→ Your task: Reproduce each line of the material exactly, minus any picture.

→ Data block:
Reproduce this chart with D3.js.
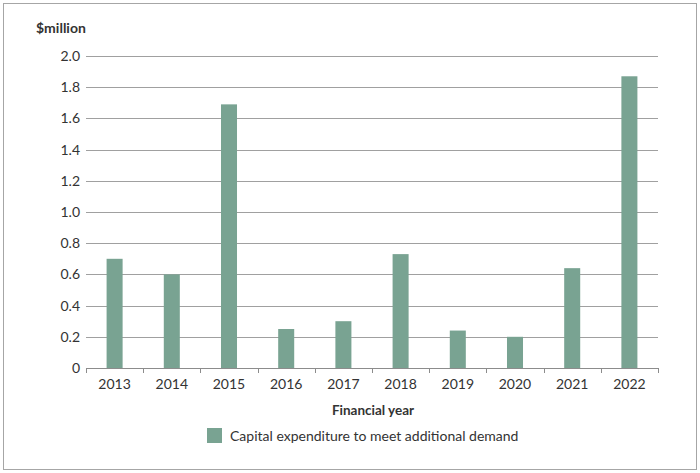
<!DOCTYPE html>
<html><head><meta charset="utf-8">
<script src="https://cdn.jsdelivr.net/npm/d3@7"></script>
<style>
body{margin:0;background:#fff;}
svg{display:block;font-family:Lato,"Open Sans",sans-serif;}
</style></head>
<body><svg id="c" width="700" height="473"></svg>
<script>
const years = ["2013","2014","2015","2016","2017","2018","2019","2020","2021","2022"];
const capex = [0.70, 0.60, 1.69, 0.25, 0.30, 0.73, 0.24, 0.20, 0.64, 1.87];
const yTicks = [0, 0.2, 0.4, 0.6, 0.8, 1.0, 1.2, 1.4, 1.6, 1.8, 2.0];
const seriesName = "Capital expenditure to meet additional demand";
const yTitle = "$million";
const xTitle = "Financial year";

(function(){
const svg = d3.select("#c");
const pL = 86, pR = 658, pT = 56, pB = 368;
const barColor = "#79a392";
const textColor = "#333";

svg.append("rect").attr("x",3.5).attr("y",3.5).attr("width",693).attr("height",466)
  .attr("fill","none").attr("stroke","#a6a6a6").attr("stroke-width",1);

const x = d3.scaleBand().domain(years).range([pL,pR]).paddingInner(0.72).paddingOuter(0.36);
const y = d3.scaleLinear().domain([0,2.0]).range([pB,pT]);

// gridlines
svg.append("g").selectAll("line").data(yTicks.filter(d=>d>0)).join("line")
  .attr("x1",pL).attr("x2",pR)
  .attr("y1",d=>Math.round(y(d))+0.5).attr("y2",d=>Math.round(y(d))+0.5)
  .attr("stroke","#a0a0a0").attr("stroke-width",1);

// y labels
svg.append("g").selectAll("text").data(yTicks).join("text")
  .attr("x",80).attr("y",d=>y(d)+5).attr("text-anchor","end")
  .attr("font-size",14).attr("fill",textColor)
  .text(d=>d===0?"0":d.toFixed(1));

// bars
svg.append("g").selectAll("rect").data(years).join("rect")
  .attr("x",d=>x(d)).attr("width",x.bandwidth())
  .attr("y",(d,i)=>y(capex[i])).attr("height",(d,i)=>pB-y(capex[i]))
  .attr("fill",barColor);

// x axis
const ax = svg.append("g");
ax.append("line").attr("x1",pL).attr("x2",pR).attr("y1",pB+0.5).attr("y2",pB+0.5)
  .attr("stroke","#8c8c8c").attr("stroke-width",1);
const step = (pR-pL)/years.length;
const bounds = d3.range(years.length+1).map(i=>pL+i*step);
ax.selectAll("line.tk").data(bounds).join("line").attr("class","tk")
  .attr("x1",d=>Math.round(d)+0.5).attr("x2",d=>Math.round(d)+0.5)
  .attr("y1",pB).attr("y2",pB+5).attr("stroke","#8c8c8c");
ax.selectAll("text").data(years).join("text")
  .attr("x",d=>x(d)+x.bandwidth()/2).attr("y",389).attr("text-anchor","middle")
  .attr("font-size",14).attr("fill",textColor).text(d=>d);

// titles
svg.append("text").attr("x",36).attr("y",33).attr("font-size",14).attr("font-weight",700)
  .attr("fill",textColor).text(yTitle);
svg.append("text").attr("x",373).attr("y",415).attr("text-anchor","middle").attr("font-size",13.5)
  .attr("font-weight",700).attr("fill",textColor).text(xTitle);

// legend
svg.append("rect").attr("x",207).attr("y",428).attr("width",15).attr("height",15).attr("fill",barColor);
svg.append("text").attr("x",230).attr("y",441).attr("font-size",14).attr("fill",textColor).text(seriesName);
})();
</script></body></html>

→ Task answer:
Reproduce this chart with D3.js.
<!DOCTYPE html>
<html><head><meta charset="utf-8">
<script src="https://cdn.jsdelivr.net/npm/d3@7"></script>
<style>
body{margin:0;background:#fff;}
svg{display:block;font-family:Lato,"Open Sans",sans-serif;}
</style></head>
<body><svg id="c" width="700" height="473"></svg>
<script>
const years = ["2013","2014","2015","2016","2017","2018","2019","2020","2021","2022"];
const capex = [0.70, 0.60, 1.69, 0.25, 0.30, 0.73, 0.24, 0.20, 0.64, 1.87];
const yTicks = [0, 0.2, 0.4, 0.6, 0.8, 1.0, 1.2, 1.4, 1.6, 1.8, 2.0];
const seriesName = "Capital expenditure to meet additional demand";
const yTitle = "$million";
const xTitle = "Financial year";

(function(){
const svg = d3.select("#c");
const pL = 86, pR = 658, pT = 56, pB = 368;
const barColor = "#79a392";
const textColor = "#333";

svg.append("rect").attr("x",3.5).attr("y",3.5).attr("width",693).attr("height",466)
  .attr("fill","none").attr("stroke","#a6a6a6").attr("stroke-width",1);

const x = d3.scaleBand().domain(years).range([pL,pR]).paddingInner(0.72).paddingOuter(0.36);
const y = d3.scaleLinear().domain([0,2.0]).range([pB,pT]);

// gridlines
svg.append("g").selectAll("line").data(yTicks.filter(d=>d>0)).join("line")
  .attr("x1",pL).attr("x2",pR)
  .attr("y1",d=>Math.round(y(d))+0.5).attr("y2",d=>Math.round(y(d))+0.5)
  .attr("stroke","#a0a0a0").attr("stroke-width",1);

// y labels
svg.append("g").selectAll("text").data(yTicks).join("text")
  .attr("x",80).attr("y",d=>y(d)+5).attr("text-anchor","end")
  .attr("font-size",14).attr("fill",textColor)
  .text(d=>d===0?"0":d.toFixed(1));

// bars
svg.append("g").selectAll("rect").data(years).join("rect")
  .attr("x",d=>x(d)).attr("width",x.bandwidth())
  .attr("y",(d,i)=>y(capex[i])).attr("height",(d,i)=>pB-y(capex[i]))
  .attr("fill",barColor);

// x axis
const ax = svg.append("g");
ax.append("line").attr("x1",pL).attr("x2",pR).attr("y1",pB+0.5).attr("y2",pB+0.5)
  .attr("stroke","#8c8c8c").attr("stroke-width",1);
const step = (pR-pL)/years.length;
const bounds = d3.range(years.length+1).map(i=>pL+i*step);
ax.selectAll("line.tk").data(bounds).join("line").attr("class","tk")
  .attr("x1",d=>Math.round(d)+0.5).attr("x2",d=>Math.round(d)+0.5)
  .attr("y1",pB).attr("y2",pB+5).attr("stroke","#8c8c8c");
ax.selectAll("text").data(years).join("text")
  .attr("x",d=>x(d)+x.bandwidth()/2).attr("y",389).attr("text-anchor","middle")
  .attr("font-size",14).attr("fill",textColor).text(d=>d);

// titles
svg.append("text").attr("x",36).attr("y",33).attr("font-size",14).attr("font-weight",700)
  .attr("fill",textColor).text(yTitle);
svg.append("text").attr("x",373).attr("y",415).attr("text-anchor","middle").attr("font-size",13.5)
  .attr("font-weight",700).attr("fill",textColor).text(xTitle);

// legend
svg.append("rect").attr("x",207).attr("y",428).attr("width",15).attr("height",15).attr("fill",barColor);
svg.append("text").attr("x",230).attr("y",441).attr("font-size",14).attr("fill",textColor).text(seriesName);
})();
</script></body></html>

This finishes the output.